What Plants Live in the California Coastal Region?
What Plants Live in the California Coastal Region?. Along the California coastal region from Baja to the northern coastal redwoods, a diversity of plants thrive in the gusting ocean winds, sea salt spray and shifting temperatures. Coastal land forms also play a role in wild plant cultivation. The California coastal region features rocky outcrops,...
Along the California coastal region from Baja to the northern coastal redwoods, a diversity of plants thrive in the gusting ocean winds, sea salt spray and shifting temperatures. Coastal land forms also play a role in wild plant cultivation. The California coastal region features rocky outcrops, sand dunes and chaparral scrub in which plants have to adapt to their surroundings in order to thrive.
California Oat Grass (Danthonia californica) is a native bunchgrass that adapted to a diverse climate of cool and humid conditions along coastal areas. This transitory perennial has dense leafy tufts. Considered slow-growing, it reaches heights of one to two-and-a-half feet. Leaf ends bend at an angle with the upper blades "long and flat to in-rolled," while fine hairs form at the bottom of the leaf collar. Blooms appear in May or June, with three to eight florets per spikelet.
The Western Bracken Fern (Pteridium aquilinum) is a coarse and wiry perennial. Each dark green leaf develops from a horizontal underground stem (rhizome) supported by a rigid leaf stalk, according to the USDA. Covered with silvery gray hairs, these "fiddleheads" can grow one-and-a-half to six-and-a-half feet in height. Instead of producing flowers or seeds, the Bracken Fern produces spores and creeping rhizomes. Several lozenge-shaped leaflets make up one main leaf. The Western Bracken Fern has a low toxicity if ingested. Symptoms include high fever and weakness.
The chaparral plant, Coyote Brush (Baccharis pilularis), is a woody perennial shrub that appears in thickets, sea cliffs and sand dunes of coastal California.
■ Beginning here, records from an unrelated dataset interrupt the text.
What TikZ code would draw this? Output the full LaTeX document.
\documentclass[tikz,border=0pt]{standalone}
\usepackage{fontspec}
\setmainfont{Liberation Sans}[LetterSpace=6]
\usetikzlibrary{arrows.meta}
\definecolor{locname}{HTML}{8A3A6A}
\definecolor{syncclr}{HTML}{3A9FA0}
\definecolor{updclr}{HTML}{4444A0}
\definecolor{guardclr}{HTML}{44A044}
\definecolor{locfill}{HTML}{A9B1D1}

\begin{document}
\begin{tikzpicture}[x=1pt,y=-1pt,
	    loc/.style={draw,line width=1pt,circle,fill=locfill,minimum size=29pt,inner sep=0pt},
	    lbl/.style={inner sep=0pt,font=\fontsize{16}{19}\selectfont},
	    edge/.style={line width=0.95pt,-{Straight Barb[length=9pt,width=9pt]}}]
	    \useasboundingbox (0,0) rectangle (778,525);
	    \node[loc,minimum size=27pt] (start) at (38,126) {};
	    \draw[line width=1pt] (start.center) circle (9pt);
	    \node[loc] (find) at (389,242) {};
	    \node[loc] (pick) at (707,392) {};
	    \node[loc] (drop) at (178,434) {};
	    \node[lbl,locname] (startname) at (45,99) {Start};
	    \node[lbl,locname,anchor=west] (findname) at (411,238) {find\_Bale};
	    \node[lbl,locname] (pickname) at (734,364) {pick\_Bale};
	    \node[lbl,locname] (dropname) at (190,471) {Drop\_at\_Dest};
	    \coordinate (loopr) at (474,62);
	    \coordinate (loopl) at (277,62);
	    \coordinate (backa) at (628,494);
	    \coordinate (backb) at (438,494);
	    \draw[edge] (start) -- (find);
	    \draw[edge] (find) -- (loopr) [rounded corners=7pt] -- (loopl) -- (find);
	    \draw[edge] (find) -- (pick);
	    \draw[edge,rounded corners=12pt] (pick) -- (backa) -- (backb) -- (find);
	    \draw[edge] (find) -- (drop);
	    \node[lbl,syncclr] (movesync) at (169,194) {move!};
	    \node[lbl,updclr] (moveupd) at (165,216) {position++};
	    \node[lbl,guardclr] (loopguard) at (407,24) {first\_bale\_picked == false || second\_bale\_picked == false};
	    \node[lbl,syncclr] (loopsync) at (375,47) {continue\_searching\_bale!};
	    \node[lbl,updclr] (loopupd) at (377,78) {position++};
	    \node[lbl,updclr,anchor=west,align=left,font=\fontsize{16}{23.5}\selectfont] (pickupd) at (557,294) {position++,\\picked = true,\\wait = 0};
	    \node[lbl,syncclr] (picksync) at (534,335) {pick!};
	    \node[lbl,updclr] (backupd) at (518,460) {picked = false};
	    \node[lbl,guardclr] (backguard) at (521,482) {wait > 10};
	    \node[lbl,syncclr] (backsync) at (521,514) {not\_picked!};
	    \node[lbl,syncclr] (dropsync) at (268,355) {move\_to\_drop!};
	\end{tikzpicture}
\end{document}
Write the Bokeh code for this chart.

The gusty ocean winds and sea spray naturally shape Coyote Brush. Adaptable to these elements, it retains small, rigid grayish green leaves with jagged tips. Somewhat elliptical in shape, these leaves maintain a waxy texture. Small white or yellow flowers appear in clusters with round and flat heads from July to October.
The Little Sur Manzanita (Arctostaphylos edmundsii) can be found along the coastal bluffs and canyons of coastal California. This perennial evergreen shrub possesses small, light-green leaves with a hint of red. Densely clusters of pink blooms appear from November through January. The Manzanita yields red berries that, according to wildflower.org, were used by indigenous tribes to make a drink resembling cider.
The lobed Sea Rocket (Cakile edentula) is found along the sandy shores and coastal dunes of California. The Monterey Bay National Sanctuary states that the sea rocket, "a native of eastern North America, was introduced to the San Francisco Bay area around 1880, probably from ship ballast, and spread to San Diego within 30 years." The plant spreads low to the ground in a mound. Its many branched fleshy leaves produce mauve and occasional cream colored flowers which lengthen into fruit.
Native to South Africa, the succulent Sea Fig (Carpobrotus chilensis) grows on California’s sand dunes. This succulent stores water within its long, swelled leaves as it trails outward, low along the sand. Each succulent blooms from May to July with one to two small pinkish-rose colored flowers.